Snave's note: I had the pleasure of listening to Ron Paul on C-Span recently as he spoke about his opposition to the Iraq War. Listening to him caused me to believe that the state of Texas doesn't just turn out bad politicians... there are some thoughtful ones down there. At least there's one, anyway (Rep. Paul). Knowing that the "freedom fries" fellow is working with Paul also seems like good news.

I don't like the fact that we are in Iraq, because I don't believe we belong there and that the nation was misled into the war by the administration. On the other hand, I don't want to see Iraq left in complete chaos with a sudden, complete withdrawal of our troops. I think we need to ride it out just a bit longer to see if things can actually get better, but personally I wouldn't give it more than another 3-6 months, tops. If things stay about the same or start getting worse... start a gradual process of bringin' 'em home.

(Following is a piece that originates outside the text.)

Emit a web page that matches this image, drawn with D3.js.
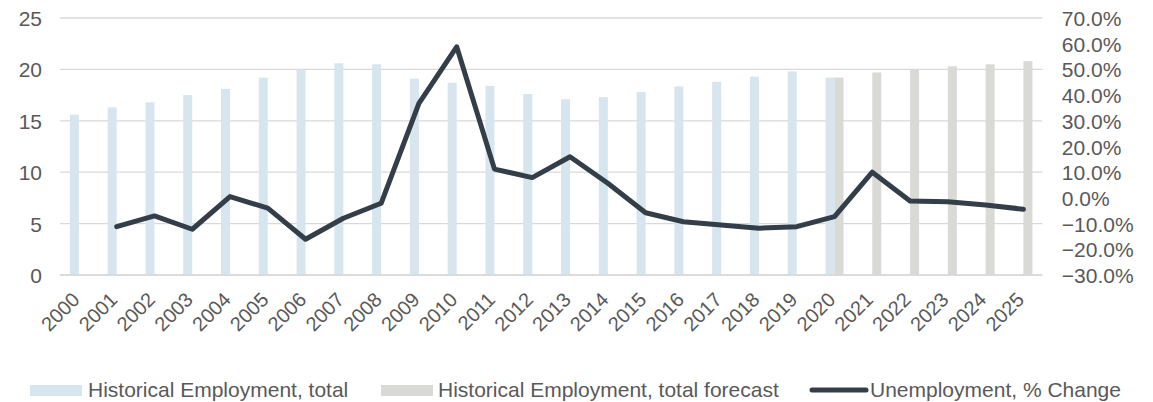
<!DOCTYPE html>
<html>
<head>
<meta charset="utf-8">
<script src="https://cdn.jsdelivr.net/npm/d3@7"></script>
<style>
  html, body { margin: 0; padding: 0; background: #fff; }
  svg { display: block; font-family: "Liberation Sans", Arial, sans-serif; }
</style>
</head>
<body>
<svg id="chart" width="1153" height="402"></svg>
<script>
const years = ["2000","2001","2002","2003","2004","2005","2006","2007","2008","2009","2010","2011","2012","2013","2014","2015","2016","2017","2018","2019","2020","2021","2022","2023","2024","2025"];
const historical = [15.6,16.3,16.8,17.5,18.1,19.2,20.0,20.6,20.5,19.1,18.7,18.4,17.6,17.1,17.3,17.8,18.35,18.8,19.3,19.8,19.2,null,null,null,null,null];
const forecast = [null,null,null,null,null,null,null,null,null,null,null,null,null,null,null,null,null,null,null,null,19.2,19.7,20.0,20.3,20.5,20.8];
const unemploymentChange = [null,-11.2,-7.0,-12.2,0.5,-4.0,-16.1,-7.9,-2.1,36.8,58.8,11.2,7.9,16.0,5.7,-5.8,-9.3,-10.5,-11.8,-11.2,-7.3,10.0,-1.2,-1.5,-2.8,-4.4];
const leftTicks = [0,5,10,15,20,25];
const rightTicks = [-30,-20,-10,0,10,20,30,40,50,60,70];
const seriesNames = ["Historical Employment, total","Historical Employment, total forecast","Unemployment, % Change"];

const colors = { hist: "#d7e5ef", fore: "#d9d9d5", line: "#333e48", grid: "#d9d9d9", text: "#595959" };

const svg = d3.select("#chart");
const mLeft = 60, mRight = 1042.3, mTop = 18, mBottom = 275;

const x0 = d3.scaleBand().domain(years).range([mLeft, mRight]).padding(0);
const step = x0.step();
const x1 = d3.scaleBand().domain(["hist","fore"]).range([step/2 - 9, step/2 + 9]).padding(0);
const yL = d3.scaleLinear().domain([0,25]).range([mBottom, mTop]);
const yR = d3.scaleLinear().domain([-30,70]).range([mBottom, mTop]);

// gridlines
svg.append("g").selectAll("line").data(leftTicks).join("line")
  .attr("x1", mLeft).attr("x2", mRight)
  .attr("y1", d => yL(d)).attr("y2", d => yL(d))
  .attr("stroke", colors.grid).attr("stroke-width", 1.3);

// left axis labels
const axL = svg.append("g").attr("transform", `translate(${mLeft},0)`)
  .call(d3.axisLeft(yL).tickValues(leftTicks).tickSize(0).tickPadding(18).tickFormat(d3.format("d")));
axL.select(".domain").remove();
axL.selectAll("text").attr("fill", colors.text).style("font-size", "21px").attr("dy", "0.36em");

// right axis labels
const axR = svg.append("g").attr("transform", `translate(${mRight},0)`)
  .call(d3.axisRight(yR).tickValues(rightTicks).tickSize(0).tickPadding(19.5).tickFormat(d => d3.format(".1f")(d) + "%"));
axR.select(".domain").remove();
axR.selectAll("text").attr("fill", colors.text).style("font-size", "21px").attr("dy", "0.36em");

// bars
const barData = [];
years.forEach((y, i) => {
  if (historical[i] != null) barData.push({ year: y, key: "hist", v: historical[i] });
  if (forecast[i] != null) barData.push({ year: y, key: "fore", v: forecast[i] });
});
svg.append("g").selectAll("rect").data(barData).join("rect")
  .attr("x", d => x0(d.year) + x1(d.key))
  .attr("width", x1.bandwidth())
  .attr("y", d => yL(d.v))
  .attr("height", d => yL(0) - yL(d.v))
  .attr("fill", d => d.key === "hist" ? colors.hist : colors.fore);

// baseline
svg.append("line").attr("x1", mLeft).attr("x2", mRight).attr("y1", yL(0)).attr("y2", yL(0))
  .attr("stroke", colors.grid).attr("stroke-width", 1.5);

// x labels
const axB = svg.append("g").attr("transform", `translate(0,${mBottom})`)
  .call(d3.axisBottom(x0).tickSize(0).tickFormat(d => d));
axB.select(".domain").remove();
axB.selectAll(".tick text")
  .attr("fill", colors.text).style("font-size", "20px")
  .attr("text-anchor", "end")
  .attr("y", 0).attr("dy", 0)
  .attr("transform", "translate(2,26) rotate(-45)");

// line
const lineData = years.map((y, i) => ({ year: y, v: unemploymentChange[i] }));
const line = d3.line()
  .defined(d => d.v != null)
  .x(d => x0(d.year) + step/2)
  .y(d => yR(d.v));
svg.append("path").datum(lineData)
  .attr("d", line)
  .attr("fill", "none").attr("stroke", colors.line).attr("stroke-width", 5)
  .attr("stroke-linejoin", "round").attr("stroke-linecap", "round");

// legend
const lg = svg.append("g").style("font-size", "21px").attr("fill", colors.text);
lg.append("rect").attr("x", 30).attr("y", 385).attr("width", 52).attr("height", 11).attr("fill", colors.hist);
lg.append("text").attr("x", 88).attr("y", 396.5).text(seriesNames[0]);
lg.append("rect").attr("x", 381).attr("y", 385).attr("width", 52).attr("height", 11).attr("fill", colors.fore);
lg.append("text").attr("x", 438).attr("y", 396.5).text(seriesNames[1]);
lg.append("line").attr("x1", 812).attr("x2", 866).attr("y1", 390).attr("y2", 390)
  .attr("stroke", colors.line).attr("stroke-width", 5).attr("stroke-linecap", "round");
lg.append("text").attr("x", 870).attr("y", 396.5).text(seriesNames[2]);
</script>
</body>
</html>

Of course Bush will hang on to his war like a bloody tick. I believe there is no way our troops will be withdrawn from Iraq as long as he remains in office. If for no other reason, they will stay there due to his stubborn pride... he never admits to mistakes, after all. Which may, in the end, be his biggest mistake.


Blogger Unadulterated Underdog said...

In the last year or so, I've developed a continually growing respect for Hagel. He seems to be moving further and further into reality-based terrority and has been standing up to the White House more and more often. I'm glad to hear it but worried that the fundies might try and take him out soon as a punishment for standing up to their God-Emperor.

1:26 PM  
Blogger Damien said...

It was pretty odd, I keep hearing Hagels name well at least someones got the Cajones to front up to this. Iraq on the brink of civil war - excuse me but it is a civil war!

3:03 PM  
Blogger Lizzy said...

I think as time goes on in this illegal war, we are going to see more Repubs like Hagel come out of the woodwork. One by one, their consciences will return.

8:01 PM  
Blogger Donald said...

I like the idea of polishing turds. If it looks like a turd and smells like a turd, it's usually a turd. From what I hear about the war in Iraq, it closely resembles a turd. In order for Americans to accept a turd, it should at least be polished nicely, and maybe dressed in pleasant attire. Appearances are what seem to matter most in America, so if the turd is made to look nice, people might forget about how much it stinks.

11:21 PM  
Blogger Sheryl said...

This comment has been removed by a blog administrator.

12:36 PM  
Blogger Sheryl said...

I was just thinking....

The turd in the White House frequently spews out things that smell fishy. Does that mean he's a bass turd?

Cough, sputter. File that in the stupid jokes folder.

12:37 PM  
Blogger Snave said...

I always knew there was something slimy about him...

Your joke was better than mine, which was merely an expansion on yours!

Discussing the sliminess of fish turds does fit in this weblog, though.